Not all digital photography makes use of a media card. Sometimes the camera is connected directly to the computer by USB or Firewire cable, or even through wireless networking. Images are immediately transferred to the computer as they are made. Tethered capture is particularly useful for product and architectural photography where the subject matter does not move. Tethered capture is also popular in high-end fashion and advertising photography where a larger creative and technical team is a normal part of the process.

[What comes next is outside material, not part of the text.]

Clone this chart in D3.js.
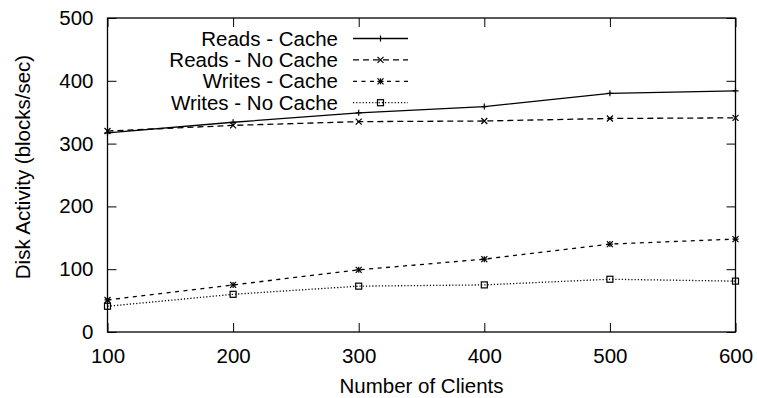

Tethered capture is particularly attractive because it makes very detailed inspection of an image available right away. The computer can display the image at full resolution on a large screen, which provides a confirmation of critical focus issues. And tethered capture can load the image into raw conversion software, providing precise information about the exposure.
Card, tether, or both
Some cameras can only transfer files to the computer when tethered, and can’t write simultaneously to the media card. For these cameras, tethered capture can be a little more risky, since a loose cable or other problem in file transfer may result in the loss of the files.
Canon cameras provide the ability to do a tethered transfer at the same time as files are written to a local media card, providing a backup of the file.
There are an increasing number of ways to transfer images immediately from the camera to a computer using wireless technologies. This feature may be built into the camera, or it may be provided by an optional accessory, or it may even be provided by a special media card such as the Eye-fi card. While wireless transfer is not really tethering in the traditional sense, it does allow images to show up on the computer without the traditional download process.
Wireless transfer methods may be insufficiently fast to transfer an entire shoot of raw files at an acceptable speed. Most wireless transfer tools let the user choose to transfer in-camera JPEG files only, or to select which images to transfer individually.
The Eye-fi card also allows the user to upload image and movie files automatically to web publishing services directly from the camera.